- WRITTEN EXERCISE:
Identify the lines that contain the word "matplotlib" and copy each one.

- Plotting code records:

◇ ◇ ◇ ◇ ◇

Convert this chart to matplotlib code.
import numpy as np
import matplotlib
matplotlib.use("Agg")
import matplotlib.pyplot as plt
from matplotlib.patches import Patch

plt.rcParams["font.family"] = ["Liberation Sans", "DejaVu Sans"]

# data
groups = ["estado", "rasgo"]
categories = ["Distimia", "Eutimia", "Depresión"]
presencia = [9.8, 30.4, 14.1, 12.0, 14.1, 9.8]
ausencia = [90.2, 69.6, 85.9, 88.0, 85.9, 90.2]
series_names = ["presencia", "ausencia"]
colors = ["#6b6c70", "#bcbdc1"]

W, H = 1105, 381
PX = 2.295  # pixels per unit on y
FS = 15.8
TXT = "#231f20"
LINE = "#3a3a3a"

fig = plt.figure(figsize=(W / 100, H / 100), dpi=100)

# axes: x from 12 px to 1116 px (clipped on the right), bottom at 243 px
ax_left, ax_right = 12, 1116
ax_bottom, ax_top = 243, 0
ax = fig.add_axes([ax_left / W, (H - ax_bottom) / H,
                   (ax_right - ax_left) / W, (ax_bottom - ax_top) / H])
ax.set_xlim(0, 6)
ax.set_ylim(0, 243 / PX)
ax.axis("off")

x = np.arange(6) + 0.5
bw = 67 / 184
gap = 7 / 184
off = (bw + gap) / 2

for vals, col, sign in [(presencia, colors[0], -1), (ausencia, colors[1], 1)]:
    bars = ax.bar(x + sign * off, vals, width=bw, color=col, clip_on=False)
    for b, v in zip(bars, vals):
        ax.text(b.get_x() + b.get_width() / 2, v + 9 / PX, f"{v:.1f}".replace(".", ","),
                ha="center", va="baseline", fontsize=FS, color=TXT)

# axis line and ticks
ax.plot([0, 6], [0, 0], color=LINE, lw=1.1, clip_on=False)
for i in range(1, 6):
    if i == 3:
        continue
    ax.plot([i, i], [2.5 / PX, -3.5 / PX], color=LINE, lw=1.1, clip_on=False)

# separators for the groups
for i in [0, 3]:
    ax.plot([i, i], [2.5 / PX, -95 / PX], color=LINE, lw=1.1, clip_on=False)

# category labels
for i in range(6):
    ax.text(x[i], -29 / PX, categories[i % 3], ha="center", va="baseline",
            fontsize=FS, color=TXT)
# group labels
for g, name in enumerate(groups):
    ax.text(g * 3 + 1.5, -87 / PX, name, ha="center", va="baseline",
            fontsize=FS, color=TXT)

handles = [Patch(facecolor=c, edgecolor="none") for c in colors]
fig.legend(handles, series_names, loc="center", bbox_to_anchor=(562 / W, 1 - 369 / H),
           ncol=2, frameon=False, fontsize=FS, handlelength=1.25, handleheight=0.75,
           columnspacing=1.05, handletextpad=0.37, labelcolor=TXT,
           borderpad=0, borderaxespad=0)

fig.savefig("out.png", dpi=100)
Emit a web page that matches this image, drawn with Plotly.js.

◇ ◇ ◇ ◇ ◇

- RESULT OF THE EXERCISE:
Convert this chart to matplotlib code.
import matplotlib
matplotlib.use("Agg")
import matplotlib.pyplot as plt
from matplotlib.patches import Patch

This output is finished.